Terminer mon article par cette énumération pourrait laisser croire que Passés recomposés est d'une qualité inégale. Exagération. À quelques exceptions près, les textes m'ont frappé par leur qualité littéraire, et je ne me suis presque jamais ennuyé en les lisant — par rapport à Rock stars, paru quelques mois avant chez le même éditeur, c'est le jour et la nuit. L'uchronie rationnelle, avec quatre textes, est nettement mise en minorité par la Fantasy historique (sept textes), mais je ne ferai pas la fine bouche : Mergey, Najman, Girardot/Méreste, Régnier, Lenn, m'ont donné de grands moments de lecture. Et d'autres plairont sans doute plus à d'autres lecteurs : tout le monde devrait trouver une raison de découvrir ce livre.
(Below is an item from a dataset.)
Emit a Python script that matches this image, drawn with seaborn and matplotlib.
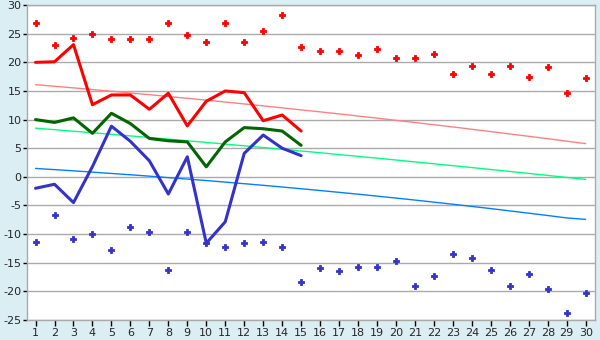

Vous me permettrez maintenant un de ces coups de gueule que me permet le format de KWS (et l'indulgence de son rédacteur en chef) : il s'adresse un peu à l'anthologiste, et beaucoup à l'éditeur, qui ne semblent pas avoir compris que l'emploi d'un logiciel de correction orthographique — fi donc — ne pouvait en aucun cas se substituer à une vraie relecture d'épreuves. Il est paradoxal que ce soit moi qui doive me gendarmer ainsi, quand on voit comment je maltraite la langue française — mais le paradoxe n'est qu'apparent : incapable de dominer la phonétique du français, je me rattrape à la seule chose à ma portée, la codification graphique, à laquelle j'attache une importance sans doute démesurée. Bref, ce recueil nous inflige une fréquence parfaitement inacceptable de fautes d'orthographe, du genre de celles que les logiciels laissent passer : confusion, par exemple, entre deux formes verbales homophones (infinitif et participe passé des verbes du premier groupe, le plus communément). Dans le cas d'un texte en particulier (et là, l'auteur a dû y mettre du sien ; il jouit d'une réputation bien établie en la matière, si je puis m'exprimer ainsi), la fréquence est d'une faute par page environ, ce qui devient carrément dérangeant pour la lecture. Son texte, un des meilleurs de l'anthologie, n'a pas mérité d'être défiguré à un point qui confine parfois à l'inintelligibilité (exemple : « Il était cependant très heureux de ne pas avoir vu le temps passé. » ; le personnage en question est, justement, un spécialiste du passé, et ne se réjouit nullement de ne pas l'avoir visité lui-même : il était momentanément distrait, et n'avait pas vu le temps passer, ce qui n'a bien entendu rien à voir !)
C'est bien de choisir des livres, de les doter d'une belle couverture avec une belle maquette — rien à redire sur ce point, c'est encore mieux de les faire distribuer pour les amener aux lecteurs — bravo à Nestiveqnen sur tous ces points — mais il manque encore quelques détails pour arriver à un produit professionnel de qualité — je ne parle pas de ce qui tombe des poches des colporteurs mutants de la planète Vup…
Notes
[1] Qui n'a pas, sous l'identité secrète sous laquelle il se dissimule dans la vie civile, encore subi lui-même le rite initiatique dont il met en scène une version décalée.